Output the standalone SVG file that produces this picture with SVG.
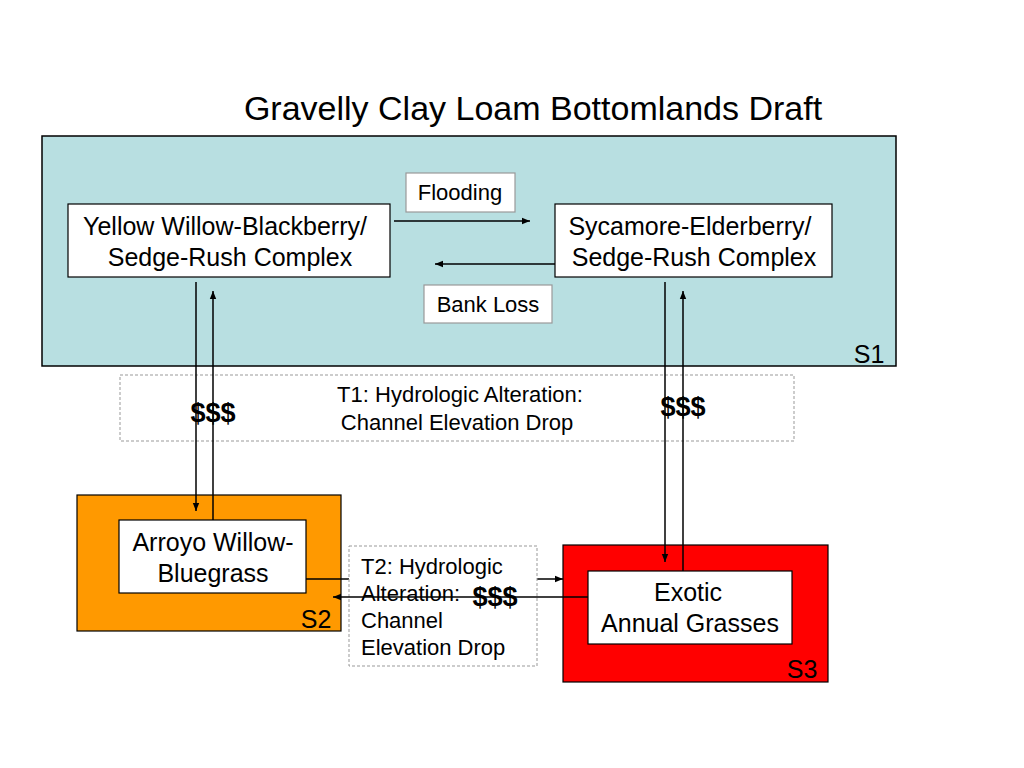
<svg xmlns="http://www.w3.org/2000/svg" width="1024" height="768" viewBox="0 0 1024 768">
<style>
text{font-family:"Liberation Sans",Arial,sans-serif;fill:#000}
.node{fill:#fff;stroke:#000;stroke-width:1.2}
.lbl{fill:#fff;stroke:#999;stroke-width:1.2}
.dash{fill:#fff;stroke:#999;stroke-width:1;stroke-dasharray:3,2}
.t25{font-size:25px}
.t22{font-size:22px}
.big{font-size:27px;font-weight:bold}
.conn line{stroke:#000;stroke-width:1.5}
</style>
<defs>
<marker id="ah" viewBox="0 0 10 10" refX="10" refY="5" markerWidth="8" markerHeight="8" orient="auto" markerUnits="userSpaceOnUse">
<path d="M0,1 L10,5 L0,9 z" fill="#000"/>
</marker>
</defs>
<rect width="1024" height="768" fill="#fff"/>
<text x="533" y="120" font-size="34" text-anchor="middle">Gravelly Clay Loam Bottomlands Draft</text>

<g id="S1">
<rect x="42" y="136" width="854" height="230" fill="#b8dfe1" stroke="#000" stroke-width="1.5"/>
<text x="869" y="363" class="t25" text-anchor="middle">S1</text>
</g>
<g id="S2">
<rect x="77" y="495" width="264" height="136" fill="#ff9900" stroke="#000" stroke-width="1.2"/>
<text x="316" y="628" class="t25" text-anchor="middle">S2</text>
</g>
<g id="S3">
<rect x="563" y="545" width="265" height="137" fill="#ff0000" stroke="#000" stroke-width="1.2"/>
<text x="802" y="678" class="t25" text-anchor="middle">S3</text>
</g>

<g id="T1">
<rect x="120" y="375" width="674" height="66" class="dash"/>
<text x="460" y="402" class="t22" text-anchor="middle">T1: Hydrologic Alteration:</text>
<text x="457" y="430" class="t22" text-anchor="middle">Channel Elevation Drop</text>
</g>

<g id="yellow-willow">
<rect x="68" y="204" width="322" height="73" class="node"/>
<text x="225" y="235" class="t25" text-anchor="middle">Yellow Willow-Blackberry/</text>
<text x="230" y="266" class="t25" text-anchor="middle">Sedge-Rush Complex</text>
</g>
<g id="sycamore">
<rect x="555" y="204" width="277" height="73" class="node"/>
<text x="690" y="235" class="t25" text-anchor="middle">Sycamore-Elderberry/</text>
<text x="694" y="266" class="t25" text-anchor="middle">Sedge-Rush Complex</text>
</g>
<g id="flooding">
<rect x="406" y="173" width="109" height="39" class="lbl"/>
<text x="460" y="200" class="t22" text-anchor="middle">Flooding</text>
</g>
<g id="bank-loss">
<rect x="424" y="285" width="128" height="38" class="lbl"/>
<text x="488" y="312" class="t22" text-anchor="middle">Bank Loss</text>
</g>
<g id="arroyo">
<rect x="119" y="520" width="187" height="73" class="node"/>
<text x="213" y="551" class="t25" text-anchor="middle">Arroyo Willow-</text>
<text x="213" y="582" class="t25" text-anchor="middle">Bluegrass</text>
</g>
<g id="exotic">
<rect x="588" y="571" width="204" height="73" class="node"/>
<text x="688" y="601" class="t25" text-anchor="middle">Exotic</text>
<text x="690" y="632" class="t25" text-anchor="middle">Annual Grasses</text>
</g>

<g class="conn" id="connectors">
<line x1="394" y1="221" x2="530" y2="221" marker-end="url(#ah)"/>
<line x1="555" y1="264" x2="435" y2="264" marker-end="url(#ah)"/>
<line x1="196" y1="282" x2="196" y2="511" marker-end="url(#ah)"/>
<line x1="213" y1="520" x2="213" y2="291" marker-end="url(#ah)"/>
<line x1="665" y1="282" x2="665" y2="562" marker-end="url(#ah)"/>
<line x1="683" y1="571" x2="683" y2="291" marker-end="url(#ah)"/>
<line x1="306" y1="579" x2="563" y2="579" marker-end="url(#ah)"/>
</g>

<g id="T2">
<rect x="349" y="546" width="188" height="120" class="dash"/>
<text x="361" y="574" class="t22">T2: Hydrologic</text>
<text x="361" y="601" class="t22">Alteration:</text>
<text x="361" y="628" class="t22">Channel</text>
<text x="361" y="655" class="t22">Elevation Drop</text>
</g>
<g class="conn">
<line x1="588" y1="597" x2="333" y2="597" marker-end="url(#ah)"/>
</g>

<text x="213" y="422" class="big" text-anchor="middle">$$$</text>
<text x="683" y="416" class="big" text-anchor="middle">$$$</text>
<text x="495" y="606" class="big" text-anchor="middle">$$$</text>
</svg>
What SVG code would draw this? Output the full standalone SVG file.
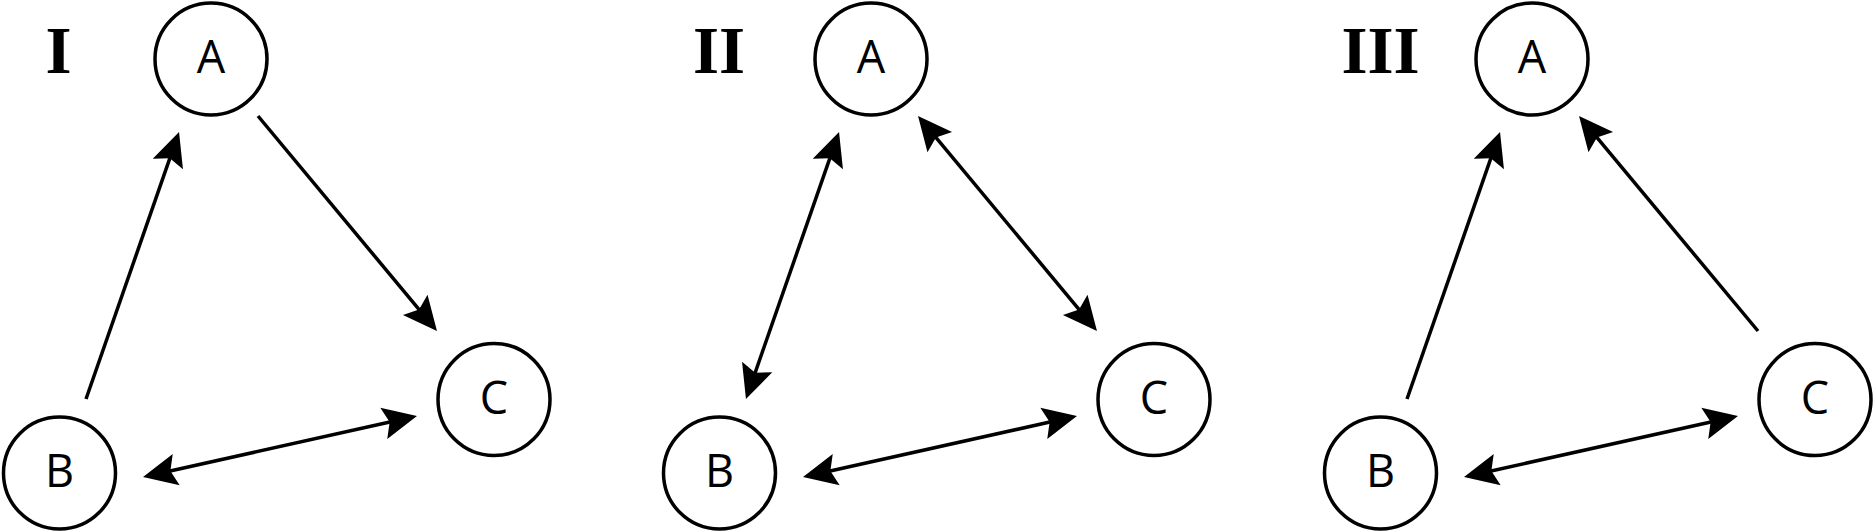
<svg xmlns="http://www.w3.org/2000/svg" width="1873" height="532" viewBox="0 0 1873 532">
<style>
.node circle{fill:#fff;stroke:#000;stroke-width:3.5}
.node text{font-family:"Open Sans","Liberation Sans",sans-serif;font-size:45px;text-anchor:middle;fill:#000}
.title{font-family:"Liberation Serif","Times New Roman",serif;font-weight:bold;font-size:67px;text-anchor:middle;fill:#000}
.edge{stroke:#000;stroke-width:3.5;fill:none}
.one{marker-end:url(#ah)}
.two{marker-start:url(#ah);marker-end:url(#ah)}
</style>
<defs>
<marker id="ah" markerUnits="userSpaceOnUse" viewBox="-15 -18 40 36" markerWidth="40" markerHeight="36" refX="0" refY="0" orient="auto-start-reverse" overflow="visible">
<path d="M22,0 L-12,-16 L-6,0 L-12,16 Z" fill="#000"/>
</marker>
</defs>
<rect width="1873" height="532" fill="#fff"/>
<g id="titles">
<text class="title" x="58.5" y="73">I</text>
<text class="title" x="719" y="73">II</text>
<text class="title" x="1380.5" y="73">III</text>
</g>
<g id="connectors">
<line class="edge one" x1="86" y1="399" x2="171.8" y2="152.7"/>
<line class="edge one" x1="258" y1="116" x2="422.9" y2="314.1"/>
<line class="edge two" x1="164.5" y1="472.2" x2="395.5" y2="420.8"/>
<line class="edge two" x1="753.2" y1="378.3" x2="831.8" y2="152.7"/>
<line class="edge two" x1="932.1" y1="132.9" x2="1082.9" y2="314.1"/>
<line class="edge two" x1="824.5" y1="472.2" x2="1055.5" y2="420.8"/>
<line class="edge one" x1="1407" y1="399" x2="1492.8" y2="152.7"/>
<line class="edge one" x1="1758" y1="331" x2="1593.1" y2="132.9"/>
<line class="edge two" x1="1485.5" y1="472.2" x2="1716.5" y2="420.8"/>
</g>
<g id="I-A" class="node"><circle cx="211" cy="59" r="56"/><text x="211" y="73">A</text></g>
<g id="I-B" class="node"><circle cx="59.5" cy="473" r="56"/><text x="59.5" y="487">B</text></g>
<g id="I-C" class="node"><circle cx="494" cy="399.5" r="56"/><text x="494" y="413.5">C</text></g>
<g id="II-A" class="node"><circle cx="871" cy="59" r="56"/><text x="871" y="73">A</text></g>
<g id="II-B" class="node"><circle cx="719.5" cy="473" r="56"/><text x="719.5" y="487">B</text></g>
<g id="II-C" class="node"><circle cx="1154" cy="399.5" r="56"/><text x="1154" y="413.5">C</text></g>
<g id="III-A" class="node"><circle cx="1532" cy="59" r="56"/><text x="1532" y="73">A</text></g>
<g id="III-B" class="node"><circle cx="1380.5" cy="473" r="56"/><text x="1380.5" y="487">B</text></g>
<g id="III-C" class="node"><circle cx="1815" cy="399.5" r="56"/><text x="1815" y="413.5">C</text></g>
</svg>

· · · · ·

STATED GOAL: Copy out all the entries exactly. Images stay out of the copy.

TASK RESULT:
Output the standalone SVG file that produces this picture with SVG.
<svg xmlns="http://www.w3.org/2000/svg" width="1024" height="768" viewBox="0 0 1024 768">
<style>
text{font-family:"Liberation Sans",Arial,sans-serif;fill:#000}
.node{fill:#fff;stroke:#000;stroke-width:1.2}
.lbl{fill:#fff;stroke:#999;stroke-width:1.2}
.dash{fill:#fff;stroke:#999;stroke-width:1;stroke-dasharray:3,2}
.t25{font-size:25px}
.t22{font-size:22px}
.big{font-size:27px;font-weight:bold}
.conn line{stroke:#000;stroke-width:1.5}
</style>
<defs>
<marker id="ah" viewBox="0 0 10 10" refX="10" refY="5" markerWidth="8" markerHeight="8" orient="auto" markerUnits="userSpaceOnUse">
<path d="M0,1 L10,5 L0,9 z" fill="#000"/>
</marker>
</defs>
<rect width="1024" height="768" fill="#fff"/>
<text x="533" y="120" font-size="34" text-anchor="middle">Gravelly Clay Loam Bottomlands Draft</text>

<g id="S1">
<rect x="42" y="136" width="854" height="230" fill="#b8dfe1" stroke="#000" stroke-width="1.5"/>
<text x="869" y="363" class="t25" text-anchor="middle">S1</text>
</g>
<g id="S2">
<rect x="77" y="495" width="264" height="136" fill="#ff9900" stroke="#000" stroke-width="1.2"/>
<text x="316" y="628" class="t25" text-anchor="middle">S2</text>
</g>
<g id="S3">
<rect x="563" y="545" width="265" height="137" fill="#ff0000" stroke="#000" stroke-width="1.2"/>
<text x="802" y="678" class="t25" text-anchor="middle">S3</text>
</g>

<g id="T1">
<rect x="120" y="375" width="674" height="66" class="dash"/>
<text x="460" y="402" class="t22" text-anchor="middle">T1: Hydrologic Alteration:</text>
<text x="457" y="430" class="t22" text-anchor="middle">Channel Elevation Drop</text>
</g>

<g id="yellow-willow">
<rect x="68" y="204" width="322" height="73" class="node"/>
<text x="225" y="235" class="t25" text-anchor="middle">Yellow Willow-Blackberry/</text>
<text x="230" y="266" class="t25" text-anchor="middle">Sedge-Rush Complex</text>
</g>
<g id="sycamore">
<rect x="555" y="204" width="277" height="73" class="node"/>
<text x="690" y="235" class="t25" text-anchor="middle">Sycamore-Elderberry/</text>
<text x="694" y="266" class="t25" text-anchor="middle">Sedge-Rush Complex</text>
</g>
<g id="flooding">
<rect x="406" y="173" width="109" height="39" class="lbl"/>
<text x="460" y="200" class="t22" text-anchor="middle">Flooding</text>
</g>
<g id="bank-loss">
<rect x="424" y="285" width="128" height="38" class="lbl"/>
<text x="488" y="312" class="t22" text-anchor="middle">Bank Loss</text>
</g>
<g id="arroyo">
<rect x="119" y="520" width="187" height="73" class="node"/>
<text x="213" y="551" class="t25" text-anchor="middle">Arroyo Willow-</text>
<text x="213" y="582" class="t25" text-anchor="middle">Bluegrass</text>
</g>
<g id="exotic">
<rect x="588" y="571" width="204" height="73" class="node"/>
<text x="688" y="601" class="t25" text-anchor="middle">Exotic</text>
<text x="690" y="632" class="t25" text-anchor="middle">Annual Grasses</text>
</g>

<g class="conn" id="connectors">
<line x1="394" y1="221" x2="530" y2="221" marker-end="url(#ah)"/>
<line x1="555" y1="264" x2="435" y2="264" marker-end="url(#ah)"/>
<line x1="196" y1="282" x2="196" y2="511" marker-end="url(#ah)"/>
<line x1="213" y1="520" x2="213" y2="291" marker-end="url(#ah)"/>
<line x1="665" y1="282" x2="665" y2="562" marker-end="url(#ah)"/>
<line x1="683" y1="571" x2="683" y2="291" marker-end="url(#ah)"/>
<line x1="306" y1="579" x2="563" y2="579" marker-end="url(#ah)"/>
</g>

<g id="T2">
<rect x="349" y="546" width="188" height="120" class="dash"/>
<text x="361" y="574" class="t22">T2: Hydrologic</text>
<text x="361" y="601" class="t22">Alteration:</text>
<text x="361" y="628" class="t22">Channel</text>
<text x="361" y="655" class="t22">Elevation Drop</text>
</g>
<g class="conn">
<line x1="588" y1="597" x2="333" y2="597" marker-end="url(#ah)"/>
</g>

<text x="213" y="422" class="big" text-anchor="middle">$$$</text>
<text x="683" y="416" class="big" text-anchor="middle">$$$</text>
<text x="495" y="606" class="big" text-anchor="middle">$$$</text>
</svg>
What SVG code would draw this? Output the full standalone SVG file.
<svg xmlns="http://www.w3.org/2000/svg" width="1873" height="532" viewBox="0 0 1873 532">
<style>
.node circle{fill:#fff;stroke:#000;stroke-width:3.5}
.node text{font-family:"Open Sans","Liberation Sans",sans-serif;font-size:45px;text-anchor:middle;fill:#000}
.title{font-family:"Liberation Serif","Times New Roman",serif;font-weight:bold;font-size:67px;text-anchor:middle;fill:#000}
.edge{stroke:#000;stroke-width:3.5;fill:none}
.one{marker-end:url(#ah)}
.two{marker-start:url(#ah);marker-end:url(#ah)}
</style>
<defs>
<marker id="ah" markerUnits="userSpaceOnUse" viewBox="-15 -18 40 36" markerWidth="40" markerHeight="36" refX="0" refY="0" orient="auto-start-reverse" overflow="visible">
<path d="M22,0 L-12,-16 L-6,0 L-12,16 Z" fill="#000"/>
</marker>
</defs>
<rect width="1873" height="532" fill="#fff"/>
<g id="titles">
<text class="title" x="58.5" y="73">I</text>
<text class="title" x="719" y="73">II</text>
<text class="title" x="1380.5" y="73">III</text>
</g>
<g id="connectors">
<line class="edge one" x1="86" y1="399" x2="171.8" y2="152.7"/>
<line class="edge one" x1="258" y1="116" x2="422.9" y2="314.1"/>
<line class="edge two" x1="164.5" y1="472.2" x2="395.5" y2="420.8"/>
<line class="edge two" x1="753.2" y1="378.3" x2="831.8" y2="152.7"/>
<line class="edge two" x1="932.1" y1="132.9" x2="1082.9" y2="314.1"/>
<line class="edge two" x1="824.5" y1="472.2" x2="1055.5" y2="420.8"/>
<line class="edge one" x1="1407" y1="399" x2="1492.8" y2="152.7"/>
<line class="edge one" x1="1758" y1="331" x2="1593.1" y2="132.9"/>
<line class="edge two" x1="1485.5" y1="472.2" x2="1716.5" y2="420.8"/>
</g>
<g id="I-A" class="node"><circle cx="211" cy="59" r="56"/><text x="211" y="73">A</text></g>
<g id="I-B" class="node"><circle cx="59.5" cy="473" r="56"/><text x="59.5" y="487">B</text></g>
<g id="I-C" class="node"><circle cx="494" cy="399.5" r="56"/><text x="494" y="413.5">C</text></g>
<g id="II-A" class="node"><circle cx="871" cy="59" r="56"/><text x="871" y="73">A</text></g>
<g id="II-B" class="node"><circle cx="719.5" cy="473" r="56"/><text x="719.5" y="487">B</text></g>
<g id="II-C" class="node"><circle cx="1154" cy="399.5" r="56"/><text x="1154" y="413.5">C</text></g>
<g id="III-A" class="node"><circle cx="1532" cy="59" r="56"/><text x="1532" y="73">A</text></g>
<g id="III-B" class="node"><circle cx="1380.5" cy="473" r="56"/><text x="1380.5" y="487">B</text></g>
<g id="III-C" class="node"><circle cx="1815" cy="399.5" r="56"/><text x="1815" y="413.5">C</text></g>
</svg>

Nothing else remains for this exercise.